Featured The Hustle

“My own way:” Choya Woods and Melanin Beauty Bar look to connect community

Photo by Robert Chappell.

“Lies and deceit.”

What’s what brought Choya Woods to LaCrosse more than 20 years ago now.

She says that with a laugh, of course, as she’s become a full-fledged member of the community, raising four sons and establishing Melanin Beauty Bar at 701 Rose St.

Woods grew up in Chicago, but spent summers in Bangor, near LaCrosse, with her grandparents. She also frequently stayed with an aunt in LaCrosse. As a city kid, she didn’t like the “slow-paced country life,” but did enjoy the “freedom” away from the gang violence.

“Not as many bullets” in LaCrosse, she says.

Woods moved to LaCrosse for a few years in middle school, but returned to Chicago while Woods’ mom stayed in LaCrosse in order to better manage symptoms of the autoimmune disease lupus. By the time Woods was 20, she’d met her husband, had a child and was expecting another. She visited LaCrosse for Thanksgiving. That’s when her mom leaned on her illness to make a case for a change.

“I brought my baby and myself, just packed a few things, thinking I’m going to be here a couple weeks,” Woods recalls. “Then my mom said, ‘I’m probably not going to be here next year, and I would really love to spend some time with my grandchildren before I die.’ Once she spilled that on me, I was like, ‘So I guess I’m going to stay here.’”

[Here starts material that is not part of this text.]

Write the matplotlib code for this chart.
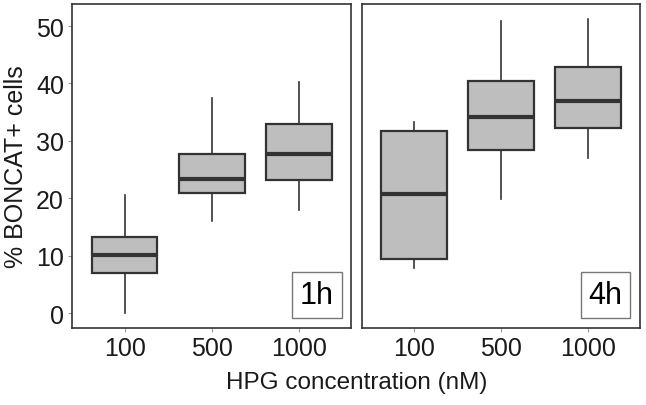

That was more than 22 years ago; Woods’ mom remains alive and well, living in Onalaska.

As much as she jokes about her LaCrosse origin story, Woods is glad to be here.

“I have four boys. I would much rather raise them here than in Chicago,” she says. “It’s safer, in some respects. You don’t see that gang mentality.”

Woods got her first job doing hair at a shop at the mall – and it wasn’t a pleasant experience.

“I hated doing hair,” she says. “I didn’t realize I just hated doing hair there.”

So she tried being a full-time mom, which she didn’t love either. She started doing hair again, informally at home, and went back to school – which also didn’t work out due to financial mismanagement on the part of the school.

Eventually, she caught sight of a salon that had the look and feel of one she might want to open one day … and asserted herself until she got a job there.

“I stalked this woman,” she says with a laugh. “Finally, I handed in my application face to face. The interview took four hours. After four hours, she hired me on the spot. I quickly worked my way up to manager.”

In fact, she says she worked her way up to becoming the owner’s right hand, a position she stayed in for 10 years.

“Everybody thought I was the owner,” Woods says. Then one day she took a meeting with another small business in LaCrosse, and learned the owner’s right hand person had been in the same spot for 30 years.

“I sat with the (salon) owner and I said, ‘I love you so much. But that cannot be me. I cannot simply just be here with you for 30 years. So I’m letting you know that at some point, I will start to fizzle off and go my own way,” Woods remembers. “That doesn’t mean that I’m disconnected from you, or the business. I will always be a partner.”

And Woods did just that – went her own way – two years later, opening Melanin Beauty Bar on the 1400 block of Rose Street in early 2019.

“I called it Melanin because I believe in inclusivity,” she says. “Melanin is in all people. I wanted to name it one word that was for everybody.”

While she got off to a decent start, it wasn’t ideal. The neighborhood didn’t get a lot of foot traffic, and the shop was at the back of the building. So she found another spot just seven blocks up the street, and got a commitment from the landlord.

“It was completely gutted,” Woods recalls. ”There was nothing happening here. He didn’t make me make any payment until the day I moved in.”

This was early in 2020, and the COVID-19 pandemic soon put a damper on everything. A Paycheck Protection loan kept her afloat, but the economic disruption of the pandemic made her move much more expensive.

“What I was quoted during COVID versus after COVID” for renovations was significantly different, she says. “This door was $1,100,” she adds, with a gesture toward a pretty normal-looking door to a back room.

Still, she was able to fully outfit the new shop and open in 2021. And she funded it all herself.

“I’m trying to go as far as I can without (bank financing),” she says, acknowledging that she probably would benefit from at least a line of credit. 

Now, after two years in the better location, she’s not taking on new clients, but is looking to hire another stylist or two. She’s also thinking about starting her own school to train the next generation. And she’s thinking a lot about connecting the Black business community in the area.

 “This year is probably the year I’m gonna focus the hardest on trying to build community among Black people in LaCrosse and the surrounding areas,” she says, noting that Black people in mostly-white communities can get disconnected.

“We’re all in survival mode, not realizing that what we need is each other,” she says.